Un piano d’azione ambizioso, che mira inoltre alla creazione di opportunità commerciali e di lavoro, sfruttando l’innovazione e la digitalizzazione, in modo che “nulla vada sprecato”.
E l’Italia?
A livello nazionale, sembra che abbiamo recepito bene gli obiettivi dell’Unione Europea. Sono diverse le misure di supporto, finanziamento e agevolazione fiscale a imprese che operano nel settore dell’economia circolare. Tra queste spicca il fondo per gli investimenti pubblici a supporto di progetti ad alta sostenibilità ambientale, presente nella legge di bilancio 2020, in cui rientrano progetti legati all’economia circolare. Anche il Piano Industria 4.0 è stato ridefinito a favore delle imprese che operano in questo ambito.
Secondo il Rapporto Nazionale sull’Economia Circolare in Italia del 2020, il nostro Paese è già da un paio di anni il più virtuoso in Europa in tema di economia circolare, seguito da Germania e Francia, grazie soprattutto al suo avanzamento nell’industria bio-based (cioè l’industria che si occupa della trasformazione delle risorse biodegradabili). Il rapporto valuta i Paesi in base all’indice di circolarità, che esprime il grado di uso efficiente delle risorse in cinque diverse categorie: investimenti, occupazione, produzione, consumo e gestione dei rifiuti.
In realtà, però, faremmo meglio a non cantar vittoria troppo in fretta. I dati collezionati dal rapporto, infatti, rilevano un rallentamento nell’avanzamento dell’indice da parte dell’Italia, che ha perso un punto dal 2019, contrariamente a Francia e Polonia, che invece hanno migliorato la propria prestazione acquistando rispettivamente sette e due punti. Inoltre, bisogna ricordare che nonostante la Commissione Europea abbia proposto degli indicatori per monitorare il livello di avanzamento dell’economia circolare in Europa, non esistono ad oggi dei parametri concordati a livello europeo (e internazionale). E senza dei parametri prestabiliti, è difficile fare una classifica per capire chi si stia comportando meglio.
La strada è ancora lunga
Complessivamente, anche l’indice globale di circolarità registra un calo: solo l’8,6% delle risorse utilizzate in un anno viene oggi reimpiegato nell’economia mondiale, rispetto al 9,1% del 2018. A livello europeo, i materiali riciclati riescono a soddisfare in media meno del 12% della domanda di materiali dell’UE. Ciononostante, ci sono dei segnali positivi sul piano economico: secondo i dati della Commissione Europea, già nel 2016 erano impiegati nei settori attinenti all’economia circolare circa 4 milioni di lavoratori (il 6% in più rispetto al 2012), che generavano un valore aggiunto pari a quasi 147 miliardi di euro.
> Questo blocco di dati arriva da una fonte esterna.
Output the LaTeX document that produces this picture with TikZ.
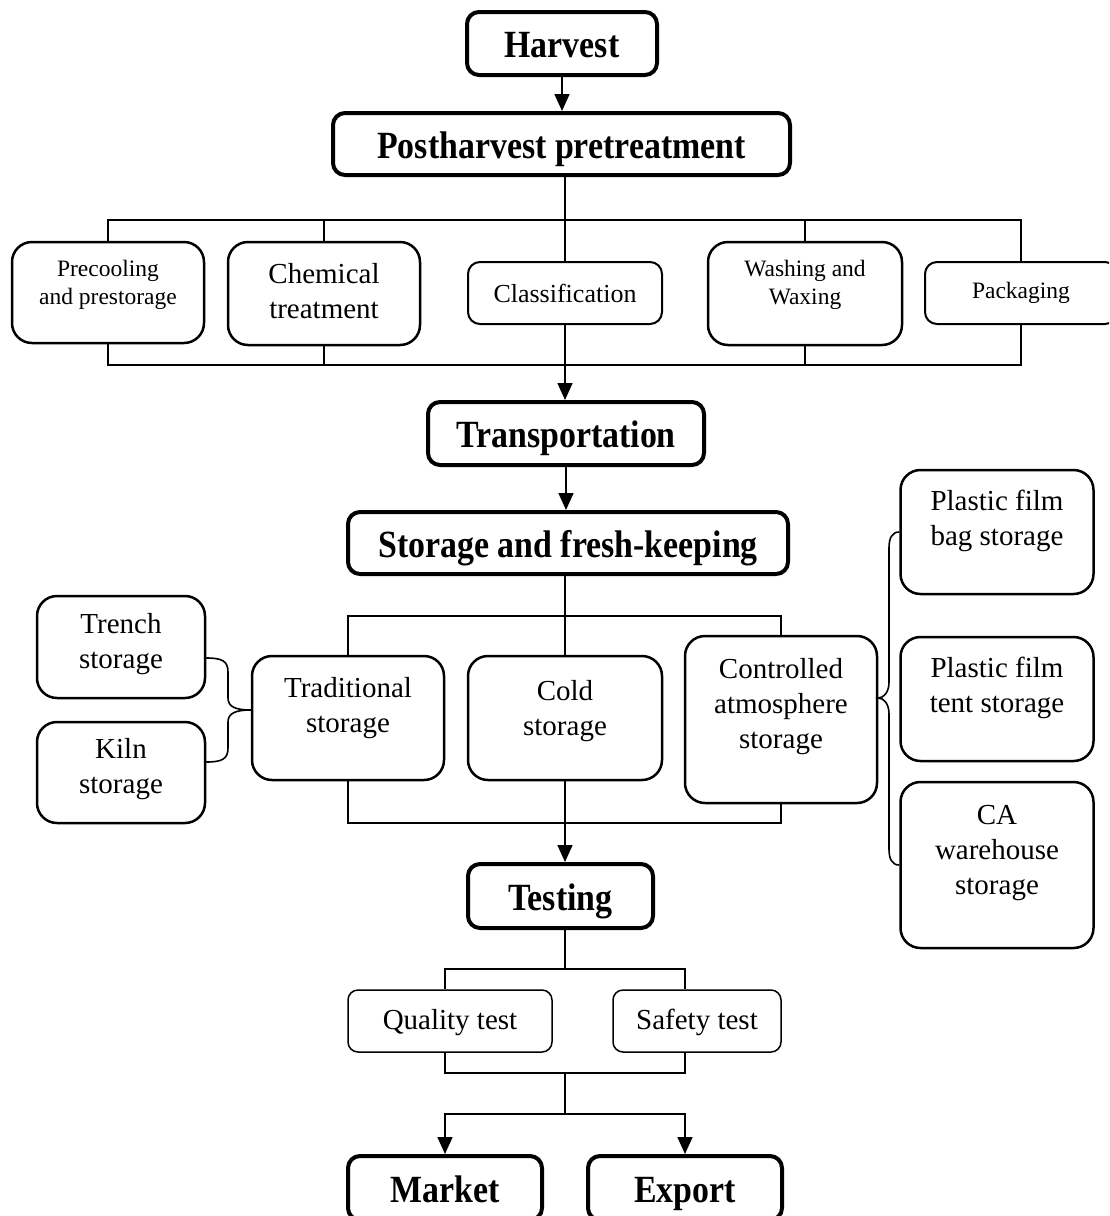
\documentclass[tikz,border=0pt]{standalone}
\usepackage{fontspec}
\setmainfont{Liberation Serif}
\newfontfamily\hbf{Liberation Serif}[FakeStretch=0.88]
\usetikzlibrary{arrows.meta,calc}
\begin{document}
\begin{tikzpicture}[x=1pt,y=-1pt,
  wh/.style 2 args={minimum width=#1pt,minimum height=#2pt},
  bbox/.style={draw,line width=4pt,rounded corners=12pt,inner sep=0pt,align=center,
    text height=30pt,text depth=2pt,
    font=\hbf\bfseries\fontsize{38.5}{40}\selectfont},
  nbox/.style={draw,line width=2.5pt,rounded corners=20pt,inner sep=0pt},
  sbox/.style={draw,line width=2pt,rounded corners=12pt,inner sep=0pt,align=center},
  tbox/.style={draw,line width=1.5pt,rounded corners=10pt,inner sep=0pt,align=center,
    text height=22pt,text depth=6pt,
    font=\fontsize{29}{35}\selectfont},
  txt/.style={align=center,inner sep=0pt},
  fA/.style={font=\fontsize{23.5}{28}\selectfont},
  fB/.style={font=\fontsize{26}{31}\selectfont},
  fC/.style={font=\fontsize{29}{35}\selectfont},
  conn/.style={line width=1.6pt},
  arr/.style={conn,-{Triangle[length=17pt,width=15pt]}}]
\useasboundingbox (0,0) rectangle (1109,1216);
\clip (0,0) rectangle (1109,1216);

% main chain
\node[bbox,wh={190}{63}] (harv) at (562,43.5) {Harvest};
\node[bbox,wh={457}{62}] (post) at (561.5,144) {Postharvest pretreatment};

% pretreatment boxes
\node[nbox,wh={192}{101}] (pre) at (108,292.5) {};
\node[txt,fA] (preT) at ([yshift=8pt]pre.center) {Precooling\\and prestorage};
\node[nbox,wh={192}{103}] (chem) at (324,293.5) {};
\node[txt,fC] (chemT) at ([yshift=2pt]chem.center) {Chemical\\treatment};
\node[sbox,wh={194}{62},fB] (cls) at (565,293) {Classification};
\node[nbox,wh={194}{103}] (wash) at (805,293.5) {};
\node[txt,fA] (washT) at ([yshift=9pt]wash.center) {Washing and\\Waxing};
\node[sbox,wh={192}{62},fA] (pk) at (1021,293) {Packaging};

\node[bbox,wh={276}{63}] (trans) at (566,433.5) {Transportation};
\node[bbox,wh={440}{62}] (stor) at (568,543) {Storage and fresh-keeping};

% storage boxes
\node[nbox,wh={168}{102}] (trench) at (121,647) {};
\node[txt,fC] (trenchT) at ([yshift=2.5pt]trench.center) {Trench\\storage};
\node[nbox,wh={168}{101}] (kiln) at (121,772.5) {};
\node[txt,fC] (kilnT) at ([yshift=3pt]kiln.center) {Kiln\\storage};
\node[nbox,wh={192}{124}] (trad) at (348,718) {};
\node[txt,fC] (tradT) at ([yshift=9.5pt]trad.center) {Traditional\\storage};
\node[nbox,wh={194}{124}] (cold) at (565,718) {};
\node[txt,fC] (coldT) at ([yshift=7pt]cold.center) {Cold\\storage};
\node[nbox,wh={192}{167}] (ctrl) at (781,719.5) {};
\node[txt,fC] (ctrlT) at ([yshift=13pt]ctrl.center) {Controlled\\atmosphere\\storage};
\node[nbox,wh={193}{124}] (bag) at (997,532) {};
\node[txt,fC] (bagT) at ([yshift=11pt]bag.center) {Plastic film\\bag storage};
\node[nbox,wh={193}{124}] (tent) at (997,699) {};
\node[txt,fC] (tentT) at ([yshift=11.5pt]tent.center) {Plastic film\\tent storage};
\node[nbox,wh={193}{166}] (ca) at (997,865) {};
\node[txt,fC] (caT) at ([yshift=12pt]ca.center) {CA\\warehouse\\storage};

\node[bbox,wh={185}{64}] (test) at (560.5,896) {Testing};
\node[tbox,wh={204}{62}] (qual) at (450,1021) {Quality test};
\node[tbox,wh={168}{62}] (saf) at (697,1021) {Safety test};
\node[bbox,wh={194}{64}] (mk) at (445,1188) {Market};
\node[bbox,wh={194}{64}] (ex) at (685,1188) {Export};

% bar levels
\coordinate (b1) at (0,220);
\coordinate (b2) at (0,365);
\coordinate (b3) at (0,616);
\coordinate (b4) at (0,823);
\coordinate (b5) at (0,969);
\coordinate (b6) at (0,1073);
\coordinate (b7) at (0,1114);

% connectors
\draw[arr] (harv.south) -- (harv.south |- post.north);
\draw[conn] (cls.north |- post.south) -- (cls.north);
\draw[conn] (pre.north) |- (pk.north |- b1) -- (pk.north);
\draw[conn] (chem.north) -- (chem.north |- b1);
\draw[conn] (wash.north) -- (wash.north |- b1);
\draw[conn] (pre.south) |- (pk.south |- b2) -- (pk.south);
\draw[conn] (chem.south) -- (chem.south |- b2);
\draw[conn] (wash.south) -- (wash.south |- b2);
\draw[arr] (cls.south) -- (cls.south |- trans.north);
\draw[arr] (trans.south) -- (trans.south |- stor.north);

\draw[conn] (cold.north |- stor.south) -- (cold.north);
\draw[conn] (trad.north) |- (ctrl.north |- b3) -- (ctrl.north);
\draw[conn] (trad.south) |- (ctrl.south |- b4) -- (ctrl.south);
\draw[arr] (cold.south) -- (cold.south |- test.north);

% left brace
\coordinate (lt) at ($(trench.east)+(0,11)$);
\coordinate (lb) at ($(kiln.east)+(0,-10.5)$);
\coordinate (ltip) at ($(trad.west)+(0,-8)$);
\draw[conn] (lt) .. controls (222,658) and (228,661) .. (228,672) -- (228,698)
  .. controls (228,707) and (236,710) .. (ltip)
  .. controls (236,710) and (228,713) .. (228,722) -- (228,748)
  .. controls (228,759) and (222,762) .. (lb);

% right brace
\coordinate (rtip) at ($(ctrl.east)+(0,-21.5)$);
\draw[conn] (bag.west) .. controls (892,532) and (889,538) .. (889,548) -- (889,682)
  .. controls (889,692) and (884,698) .. (rtip)
  .. controls (884,698) and (889,704) .. (889,714) -- (889,849)
  .. controls (889,859) and (892,865) .. (ca.west);

% testing
\draw[conn] (cold.south |- test.south) -- (cold.south |- b5);
\draw[conn] (mk.north |- qual.north) -- (mk.north |- b5) -- (ex.north |- b5) -- (ex.north |- saf.north);
\draw[conn] (mk.north |- qual.south) -- (mk.north |- b6) -- (ex.north |- b6) -- (ex.north |- saf.south);
\draw[conn] (cold.south |- b6) -- (cold.south |- b7);
\draw[arr] (cold.south |- b7) -| (mk.north);
\draw[arr] (cold.south |- b7) -| (ex.north);
\end{tikzpicture}
\end{document}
Sembra evidente che ci sia ancora molta strada da fare per raggiungere un’economia interamente circolare, ma stiamo facendo passi avanti e, soprattutto, le intenzioni della Commissione Europea sembrano incoraggianti. Che sia la “spintarella gentile” di cui abbiamo bisogno per abbandonare finalmente il nido di allori che ci siamo costruiti e sul quale abbiamo dormito fino ad oggi?